But is it a joy for everybody?
There was an interesting article in this week's Maclean's magazine (sadly, for some reason this is is one of the few articles from the issue that's not online) that talked about "Long Weekend Blues" (an unofficial name, which might also be called "Long Weekend Affective Disorder"). People with this problem not only do not look forward to long weekends, they actively dread them.
It's not because they don't want the extra time off of work, either.
As a 37-year-old Vancouver lawyer says, "Every long weekend feels to me like everyone else has big, unusual fun plans. I dread it. It's a reminder that my life is a little slow or empty or something. The last long weekend, there was a truck of people dressed up with brass instruments having the time of their lives. As I watched them drive by, I was like, 'Where are all you people going and how come I didn't know about it?' It just feels like a long weekend is one big party I had no idea about."Other examples are also given in the article, the common theme being "everybody else is probably out there having fun, and my life is so empty that I'm not a part of it."
The article also quotes Alyson Pancer, a clinical social worker and therapist, who says that long weekends, like holidays, seem to come with expectations. Everywhere you look, there are stories about how busy the airports are or how bad travel is on this weekend. When you're not going anywhere special, that can affect you somewhat.

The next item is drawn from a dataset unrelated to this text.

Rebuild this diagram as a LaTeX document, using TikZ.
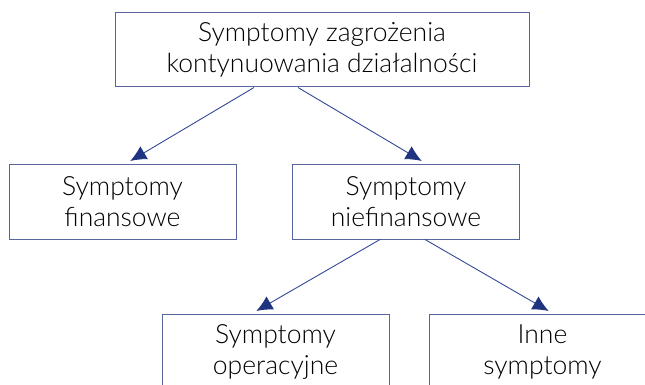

We, on the other hand, sometimes take advantage of everybody else travelling. Weekend traffic can be annoying, as tourists vie with residents who seem to be out on Sunday drives, not paying attention to things. On long weekends, Sunday driving can be almost a ghost town, which is very nice. We may go out, we may go to a movie, whatever. The city feels less packed because more people are travelling instead of staying home. As long as you avoid the tourist spots, you can also avoid the crowd of people who come to Vancouver on the long weekend.
But I found it interesting because I used to have these types of feelings, and still do to some extent. Not a depression so much as a "should we be doing what everybody else is doing?" Ultimately, I decide it's well worth just getting that extra day of rest, away from the toils of the daily work schedule. But I admit that I have some pangs occasionally.
Others have it a lot worse. They feel like they should be out there doing something fun, because everybody else is.
[Psychotherapist Barry] Rich does say that long weekends are definitely harder on lonely single people, because of "enforced frivolity." We have been led to believe that on long weekends we are supposed to have a really great time, and if we haven't, then we have screwed up big time. "God forbid you really just want to stay at home," says Rich.He suggests not forcing the issue. If you truly don't want to do anything, enjoy spending some quiet time on that extra day, maybe seeing a friend you haven't seen in a while or doing something you've always wanted to do.
(Thanks to SweetMama)
It seems worse sometimes when you do go back to work and everybody asks how your weekend was, or what you did, and you can't say that you really did anything. Meanwhile, they went this way and that way, to this event or that beach, and it can get a little depressing.
Yet it shouldn't, because we chose to spend the long weekend that way. It was relaxing, allowed us to recharge our batteries, and gave me plenty of time for video gaming.
How is that bad?
It isn't, really. That's why any "depression" for me only lasts as long as the question does. Once we've moved on to work stuff, or a different topic, it quickly dissipates.
I'd be interested in your thoughts, though. Do you suffer from "Long Weekend Blues?" If so, what do you do to combat it? Are married people (especially those with kids) more immune to it because of family activities that usually happen on these weekends? Family barbecues are a mainstay on Memorial Day weekend, for example. But what about when the kids are grown?
Any of my single friends have any thoughts on this?
(Since the article's not online, all the quotes are typed from my reading of the article, so any errors are mine)
Edit: Of course, after I do the post and say that it's not online, they go ahead and put it online.